I was forced to drop weight on my lifts to prioritize my form, speed, and mind-muscle connection. This has increased my ability to target specific muscle groups enabling me to increase my muscle gains while drastically cutting my body fat (12 lbs over the last 6 weeks) in a sustainable way for the first time in years.
Had I refused to pay for the support - I would be stuck at 253 right now, loathing my pudgy midsection and not feeling nearly as confident in my work ethic nor my physique.
While your goals might not be remotely relevant to my experience in the gym, this is still applicable for you. As you reflect on my description, you may have identified goals that you have where you could accelerate your performance by allowing yourself to be supported by others.
While I talked about buying Versa Gripps and paying for a personal trainer, you don’t always have to pay for this support.
We live in a phenomenal time to be alive with the readily available nature of information. Pair that with successful people seeing the power in creating their brands on social media and you have readily available support for the low low cost of your time and having to tolerate some ads.
You can identify just about any successful person who has achieved some version of your goals and spend hours and hours with them by listening to long form content that features them. They may even have a YouTube channel where you can spend even more time with them, subconsciously and consciously learning how they view the world.

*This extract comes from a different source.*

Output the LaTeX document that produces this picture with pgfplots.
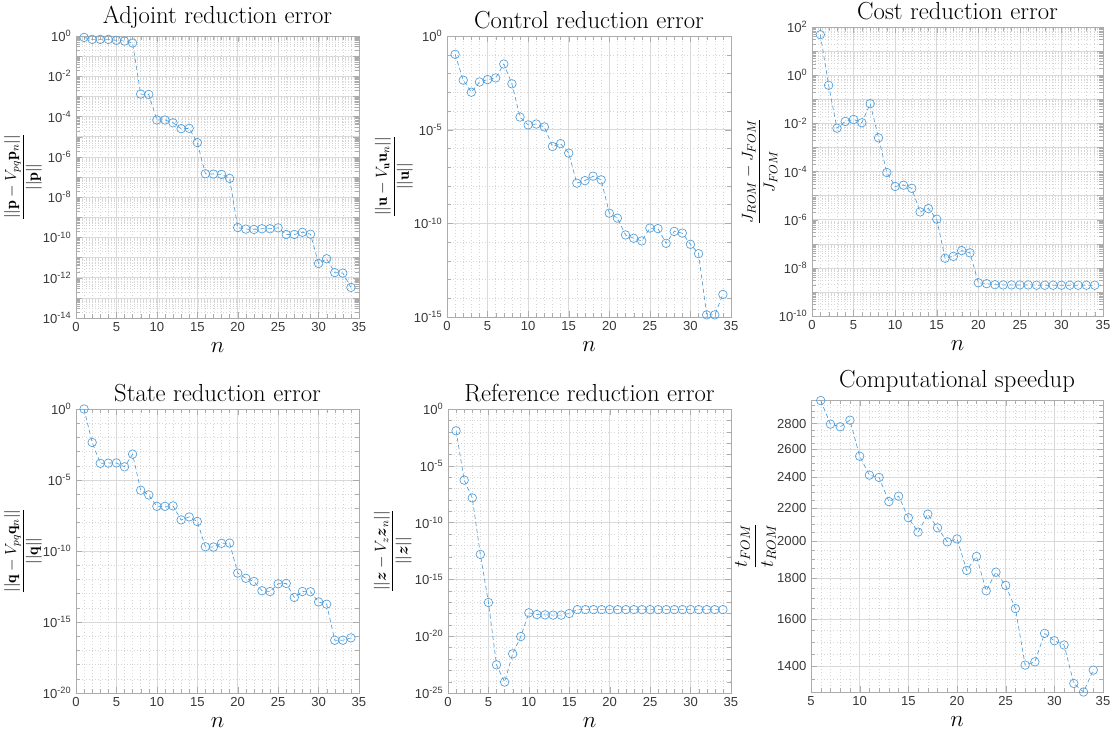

If this isn’t your speed, you can spend time with them in books (I love a good autobiography) or audiobooks about them or surrounding successful people in their fields.
I was hanging out with Kevin Hart today, Viktor Frankl yesterday, Will Smith, C Bum and Matthew McConaughey (I had to Google his last name as I absolutely butchered the spelling) the day before. I have now spent hours listening to each of them, learning from their life experiences and piecing together how I can apply it to my life.
Their willingness to share their journey has supported me in crafting my mindset in pursuing mine. In gaining a better understanding of the effort that I am going to have to put in to achieve my goals and to get remotely close to the levels of success that they have achieved in their lives.
But with their support, I can see some of the potholes that they stepped in. I can avoid some of the same pitfalls while creating the life that I want to lead.
You have the ability to do this too.
Don't wait years like I did. Don't let outdated mental frameworks dictate your growth trajectory. While I can't say for certain if the pussy pad would have made a difference, I know without a doubt that I would be significantly stronger if I had leveraged tools like lifting straps or coaches after I quit playing football.
It’s okay to have the humility to recognize when you are reaching limits that you aren’t sure how to overcome. Identify where you need support, seek it unapologetically, and watch how much faster you move toward your goals when you're not handicapped by the weight of your own pride.
The strongest people I know aren't those who refuse help—they're the ones who strategically leverage every available resource to become better versions of themselves.